- Born: 4 March 1942 Midlothian, Scotland
- Died: 16 November 2013 (aged 71)

Academic background
- Alma mater: London School of Economics
- Influences: C. Wright Mills

Academic work
- Discipline: Sociology
- Sub-discipline: Criminology
- School or tradition: Left realism
- Institutions: University of Middlesex; CUNY Graduate Center;

= Jock Young =

British sociologist and criminologist

Jock Young (4 March 1942 - 16 November 2013) was a British sociologist and an influential criminologist.

==Biography==
Jock Young was educated at the London School of Economics. His PhD was an ethnography of drug use in Notting Hill, West London, out of which he developed the concept of moral panic. The research was published as The Drugtakers. He was a founding member of the National Deviancy Conferences and a group of critical criminologists in which milieu he wrote the groundbreaking, The New Criminology: For a Social Theory of Deviance in 1973, with Ian Taylor and Paul Walton and The Manufacture of News (with Stan Cohen).

He was Distinguished Professor of Criminal Justice and Sociology at the Graduate Center of the City University of New York, Visiting Professor at the University of Kent, UK, and a Fellow of the Royal Society of Arts. Before moving to New York he was Professor of Sociology at the University of Middlesex where he was head of the Centre for Criminology.

At Middlesex he devised the first postgraduate course in crime and deviancy in the UK. With his colleagues, most notably John Lea and Roger Matthews, he developed left realist criminology in a series of books including What Is to Be Done About Law and Order? (1984). He completed research on criminal victimisation, stop and search, and urban riots, and was a frequent contributor to media debates on crime and policing. He was lead investigator in the Gifford Inquiry of 1985 following the Broadwater Farm riot. The Centre for Criminology was particularly known for left realist criminology and its series of local crime victimisation surveys, for example, the Islington Crime Surveys which were conducted in 1986 and 1990. In 1998 he was awarded the Sellin-Glueck Award for Distinguished International Scholar by the American Society of Criminology followed in 2003 by the Lifetime Achievement Award of the Critical Criminology Division.

Subsequently, his theoretical interests were oriented towards cultural criminology, publishing with Jeff Ferrell and Keith Hayward Cultural Criminology: An Invitation (2008), which was awarded the Distinguished Book Award of the International Division of the American Society of Criminology. He completed a trilogy of books about social life and sociological research in late modernity: The Exclusive Society (1999), The Vertigo of Late Modernity (2007) and The Criminological Imagination (2011).

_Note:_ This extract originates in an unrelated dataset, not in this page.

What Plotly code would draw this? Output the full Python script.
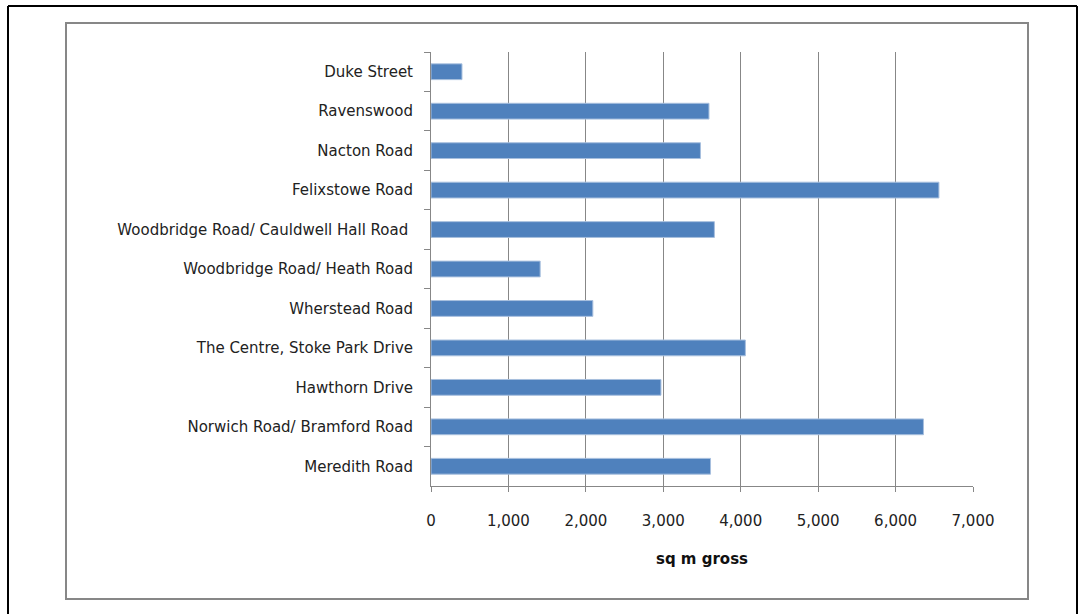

In 2022, the Division of Critical Criminology and Social Justice renamed its annual distinguished book award "The Jock Young, Criminological Imagination" award in his honor.

In the 21st century Young published sixteen articles in refereed journals on topics ranging from the US/UK crime drop to moral panic theory, Bernard Madoff, crime and the 2008 financial crisis, terrorism and immigration. Twenty-seven of his articles were published as book chapters, whilst essays from his early work in the 1970s to today have been reproduced in readers and in translation. His work has been translated into eleven languages. In 2011 Young gave the introductory plenary at both the British Criminology Conference and the York Deviancy Conference. In 2012 he was awarded the Outstanding Achievement Award of the British Society of Criminology. In the months before his death he was working on a book entitled Merton's Dreams and Mills' Imagination. In 2013 he completed a new introduction to the anniversary edition of The New Criminology.

==Personal life==
Jock Young was born in Midlothian, Scotland, the son of a lorry driver. He died of anaplastic thyroid cancer on 16 November 2013.

==Major works==
- Young, J. (1971) The Drugtakers: The Social Meaning of Drug Use, London: Judson, McGibbon and Kee
- Taylor, I., Walton, P. & Young, J. (1973) The New Criminology: For a Social Theory of Deviance (International Library of Sociology), London: Routledge. ISBN 0-415-03447-7
- Lea, J., and Young, J. (1984) What Is to Be Done About Law and Order?, London: Penguin.
- Young, J. (1999) The Exclusive Society: Social Exclusion, Crime and Difference in Late Modernity. London; Thousand Oaks: Sage Publications. ISBN 0-8039-8151-1
- Young, J. (2007) The Vertigo of Late Modernity, London: Sage Publications. ISBN 1-4129-3574-1
- Ferrell, J., Hayward, K., Young, J. (2008) Cultural Criminology: An Invitation, London: Sage.
- Young, J. (2011) The Criminological Imagination, Cambridge: Polity.